1959 TVR Grantura Series I coupe
1959 TVR Grantura Series I coupe

With basic “soap box” styling they took their suspension and power-plants from small British economy cars of the era, such as Austins and Fords, combining modest power with ultra-low weight. Later TVRs — notably the still-gorgeous Grantura of 1959 — acquired prettier bodywork. The Seventies brought the “wedge,” styling reminiscent of the contemporary Lotus Elite and Triumph TR7.

In the 1990s and early 2000s TVR became the traditional, hand-built British sports car of choice for those who wished to let the world know – loudly – that they had made it.

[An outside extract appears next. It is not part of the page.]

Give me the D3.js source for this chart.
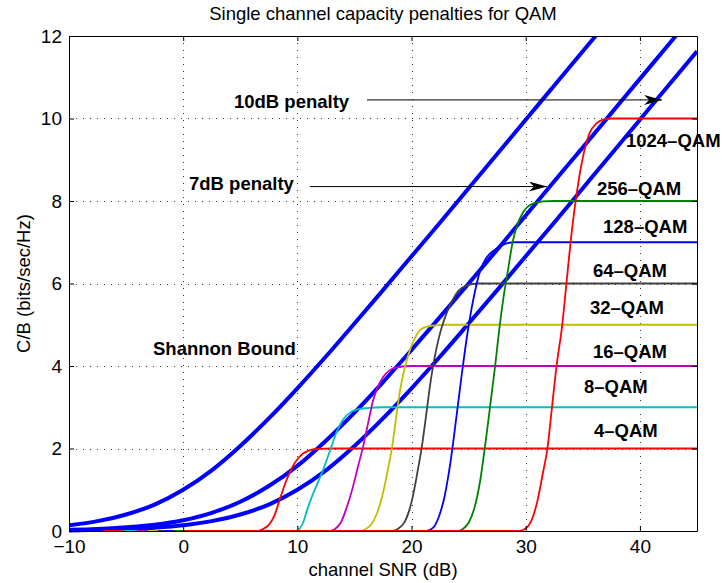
<!DOCTYPE html>
<html>
<head>
<meta charset="utf-8">
<title>Single channel capacity penalties for QAM</title>
<style>
  body { margin: 0; background: #fff; }
  svg text { font-family: "Liberation Sans", Arial, sans-serif; fill: #000; }
  .note { font-weight: bold; font-size: 18.5px; }
</style>
</head>
<body>
<script src="https://cdn.jsdelivr.net/npm/d3@7"></script>
<script>
// SNR grid (dB) used by the three bound curves
var snrGrid = [-10, -7.5, -5, -2.5, 0, 2.5, 5, 7.5, 10, 12.5, 15, 17.5, 20, 22.5, 25, 27.5, 30, 32.5, 35, 37.5, 40, 42.5, 45];
var shannon   = [0.14, 0.24, 0.40, 0.64, 1.00, 1.47, 2.06, 2.73, 3.46, 4.23, 5.03, 5.84, 6.66, 7.48, 8.31, 9.14, 9.97, 10.80, 11.63, 12.46];
var penalty7  = [0.03, 0.05, 0.09, 0.15, 0.26, 0.44, 0.71, 1.09, 1.58, 2.19, 2.87, 3.61, 4.39, 5.19, 6.00, 6.82, 7.65, 8.48, 9.30, 10.13, 10.96, 11.79, 12.62];
var penalty10 = [0.01, 0.03, 0.04, 0.08, 0.14, 0.24, 0.40, 0.64, 1.00, 1.47, 2.06, 2.73, 3.46, 4.23, 5.03, 5.84, 6.66, 7.48, 8.31, 9.14, 9.97, 10.80, 11.63];

// QAM capacity curves, [SNR dB, bits/sec/Hz]
var qam4 = [[-7,0],[6.5,0],[7,0.05],[7.5,0.15],[8,0.38],[8.5,0.8],[9,1.2],[9.5,1.52],[10,1.74],[10.5,1.88],[11,1.95],[11.7,1.99],[13,2],[45,2]];
var qam8 = [[-5.3,0],[9.8,0],[10.2,0.06],[10.5,0.2],[10.84,0.5],[11.3,0.85],[11.8,1.18],[12.25,1.48],[12.9,1.98],[13.47,2.42],[14,2.7],[14.6,2.87],[15.3,2.95],[16.1,2.98],[17.5,3],[45,3]];
var qam16 = [[-4,0],[12.8,0],[13.3,0.05],[13.8,0.2],[14.3,0.55],[14.87,1.07],[15.3,1.55],[15.75,2.04],[16.2,2.62],[16.62,3.15],[17.05,3.5],[17.5,3.73],[18.1,3.9],[18.73,3.97],[20,4],[45,4]];
var qam32 = [[-3.1,0],[15.4,0],[16,0.05],[16.5,0.17],[17,0.45],[17.5,0.92],[17.9,1.45],[18.3,2.04],[18.65,2.75],[19,3.42],[19.4,3.95],[19.86,4.39],[20.3,4.68],[20.74,4.87],[21.3,4.95],[21.9,4.98],[23,5],[45,5]];
var qam64 = [[-2.2,0],[18.2,0],[18.8,0.05],[19.4,0.22],[19.8,0.5],[20.1,0.82],[20.5,1.4],[20.9,2.04],[21.3,2.85],[21.6,3.49],[22.2,4.45],[22.6,4.9],[23.1,5.3],[23.6,5.6],[24.1,5.82],[24.8,5.95],[25.8,6],[45,6]];
var qam128 = [[-1.6,0],[21.3,0],[21.9,0.08],[22.4,0.35],[22.9,0.85],[23.4,1.65],[23.9,2.7],[24.4,3.8],[24.9,4.8],[25.4,5.6],[26,6.3],[26.5,6.6],[27.1,6.78],[28.2,6.96],[29,7],[45,7]];
var qam256 = [[-0.9,0],[24,0],[24.5,0.05],[25,0.2],[25.5,0.55],[26,1.2],[26.43,2.04],[26.87,3],[27.31,3.98],[27.75,5.04],[28.1,5.75],[28.4,6.25],[28.89,7.05],[29.3,7.45],[29.76,7.72],[30.5,7.92],[31.5,7.99],[32.5,8],[45,8]];
var qam1024 = [[0,0],[29.4,0],[30,0.06],[30.5,0.25],[31,0.7],[31.5,1.4],[31.9,2],[32.3,3],[32.7,4],[33.2,5],[33.6,6.1],[34.05,7.3],[34.5,8.25],[35,9.05],[35.6,9.65],[36.2,9.88],[36.8,9.97],[37.6,10],[45,10]];

var qamNames = ["4-QAM", "8-QAM", "16-QAM", "32-QAM", "64-QAM", "128-QAM", "256-QAM", "1024-QAM"];
var qamLabels = ["4\u2013QAM", "8\u2013QAM", "16\u2013QAM", "32\u2013QAM", "64\u2013QAM", "128\u2013QAM", "256\u2013QAM", "1024\u2013QAM"];
var qamColors = ["#ff0000", "#00bfbf", "#bf00bf", "#bfbf00", "#404040", "#0000ff", "#008000", "#ff0000"];
// label anchors in data units [SNR, C/B]
var qamLabelPos = [[35.98, 2.28], [35.1, 3.35], [35.89, 4.19], [35.63, 5.26], [35.89, 6.16], [36.77, 7.22], [36.24, 8.15], [38.78, 9.31]];

var xTicks = [-10, 0, 10, 20, 30, 40];
var yTicks = [0, 2, 4, 6, 8, 10, 12];

var width = 722, height = 583;
var padL = 69, padR = 697, padT = 36, padB = 531;

var x = d3.scaleLinear().domain([-10, 45]).range([padL, padR]);
var y = d3.scaleLinear().domain([0, 12]).range([padB, padT]);

var svg = d3.select("body").append("svg")
  .attr("width", width).attr("height", height)
  .style("display", "block");

svg.append("rect").attr("width", width).attr("height", height).attr("fill", "#fff");

var defs = svg.append("defs");
defs.append("clipPath").attr("id", "plot")
  .append("rect").attr("x", padL).attr("y", padT)
  .attr("width", padR - padL).attr("height", padB - padT + 2);
defs.append("marker").attr("id", "arrow")
  .attr("viewBox", "0 0 18 10").attr("refX", 18).attr("refY", 5)
  .attr("markerWidth", 18).attr("markerHeight", 10)
  .attr("markerUnits", "userSpaceOnUse").attr("orient", "auto")
  .append("path").attr("d", "M0,0 L18,5 L0,10 L5,5 Z").attr("fill", "#000");

// grid
var grid = svg.append("g").attr("stroke", "#000").attr("stroke-width", 1)
  .attr("stroke-dasharray", "1,6").attr("opacity", 0.8);
grid.selectAll("line.vx").data(xTicks.filter(function(d){ return d > -10; }))
  .enter().append("line")
  .attr("x1", function(d){ return Math.round(x(d)) + 0.5; })
  .attr("x2", function(d){ return Math.round(x(d)) + 0.5; })
  .attr("y1", padT).attr("y2", padB);
grid.selectAll("line.hy").data(yTicks.filter(function(d){ return d > 0 && d < 12; }))
  .enter().append("line")
  .attr("y1", function(d){ return Math.round(y(d)) + 0.5; })
  .attr("y2", function(d){ return Math.round(y(d)) + 0.5; })
  .attr("x1", padL).attr("x2", padR);

var plot = svg.append("g").attr("clip-path", "url(#plot)");

// bound curves
var curveLine = d3.line()
  .x(function(d){ return x(d[0]); })
  .y(function(d){ return y(d[1]); })
  .curve(d3.curveMonotoneX);

[shannon, penalty7, penalty10].forEach(function(vals) {
  var pts = vals.map(function(v, i){ return [snrGrid[i], v]; });
  plot.append("path").datum(pts)
    .attr("fill", "none").attr("stroke", "#0000ff")
    .attr("stroke-width", 4).attr("d", curveLine);
});

// QAM curves
[qam4, qam8, qam16, qam32, qam64, qam128, qam256, qam1024].forEach(function(pts, i) {
  plot.append("path").datum(pts)
    .attr("class", "qam " + qamNames[i])
    .attr("fill", "none").attr("stroke", qamColors[i])
    .attr("stroke-width", 1.8).attr("d", curveLine);
});

// axes (box with inward ticks)
var axB = svg.append("g").attr("transform", "translate(0," + padB + ")")
  .call(d3.axisBottom(x).tickValues(xTicks).tickSize(-5).tickSizeOuter(0).tickPadding(8.5));
var axL = svg.append("g").attr("transform", "translate(" + padL + ",0)")
  .call(d3.axisLeft(y).tickValues(yTicks).tickSize(-5).tickSizeOuter(0).tickPadding(7));
svg.append("g").attr("transform", "translate(0," + padT + ")")
  .call(d3.axisTop(x).tickValues(xTicks).tickSize(-5).tickSizeOuter(0).tickFormat(""));
svg.append("g").attr("transform", "translate(" + padR + ",0)")
  .call(d3.axisRight(y).tickValues(yTicks).tickSize(-5).tickSizeOuter(0).tickFormat(""));
svg.selectAll(".domain").attr("stroke", "#000").attr("stroke-width", 1);
svg.selectAll(".tick line").attr("stroke", "#000");
[axB, axL].forEach(function(a) {
  a.selectAll("text").attr("font-family", "Liberation Sans, Arial, sans-serif")
    .attr("font-size", 19).attr("fill", "#000");
});

// titles
svg.append("text").attr("x", (padL + padR) / 2).attr("y", 20)
  .attr("text-anchor", "middle").attr("font-size", 18.5)
  .text("Single channel capacity penalties for QAM");
svg.append("text").attr("x", (padL + padR) / 2).attr("y", 576)
  .attr("text-anchor", "middle").attr("font-size", 18.5)
  .text("channel SNR (dB)");
svg.append("text")
  .attr("transform", "translate(30," + ((padT + padB) / 2) + ") rotate(-90)")
  .attr("text-anchor", "middle").attr("font-size", 18.5)
  .text("C/B (bits/sec/Hz)");

// annotations
svg.append("text").attr("class", "note").attr("x", x(-2.64)).attr("y", y(4.27)).text("Shannon Bound");
svg.append("text").attr("class", "note").attr("x", x(4.45)).attr("y", y(10.25)).text("10dB penalty");
svg.append("text").attr("class", "note").attr("x", x(0.51)).attr("y", y(8.27)).text("7dB penalty");

svg.append("line").attr("x1", x(16.1)).attr("y1", y(10.45)).attr("x2", x(41.94)).attr("y2", y(10.45))
  .attr("stroke", "#000").attr("stroke-width", 1).attr("marker-end", "url(#arrow)");
svg.append("line").attr("x1", x(11.1)).attr("y1", y(8.35)).attr("x2", x(31.86)).attr("y2", y(8.35))
  .attr("stroke", "#000").attr("stroke-width", 1).attr("marker-end", "url(#arrow)");

svg.selectAll("text.qamlabel").data(qamLabels).enter().append("text")
  .attr("class", "note qamlabel")
  .attr("x", function(d, i){ return x(qamLabelPos[i][0]); })
  .attr("y", function(d, i){ return y(qamLabelPos[i][1]); })
  .text(function(d){ return d; });
</script>
</body>
</html>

The boom in London’s banks created a production boomlet in Blackpool. TVRs used almost entirely bespoke components, from the dashboard dials to the leather seats to the virile engines of up to 440  horsepower.

But by that time, with the Griffith and the Cerbera models in particular, the company, under the ownership of Peter Wheeler, began to overreach.

The quirks that made the company and its cars so charming also proved its downfall. It’s said that even by the early 2000s computers were a rare sight in the Blackpool “shed.” Another tale, perhaps apocryphal: the front-end styling of the Cerbera, which has two indentations on the front air dam that appear made by a dog’s tooth were in fact just that — the result of Stevens’ dog, Ned, taking a bite out of the front of the clay styling mule.

Such devotion to craftsmanship made things more difficult for the tiny outfit, which has only manufactured about 21,000 vehicles in its entire history. By 2006, when it went bust, TVR was unable to meet modern safety and emissions standards, and couldn’t hope to keep up with the R&D budgets of the likes of Porsche. Reliability and quality suffered.

The remains of TVR were bought by Nicolai Smolenski, scion of a wealthy Russian family, but nothing substantial emerged from the wreckage. Perhaps this time TVR’s carbon-fibred future will be brighter. Fingers crossed.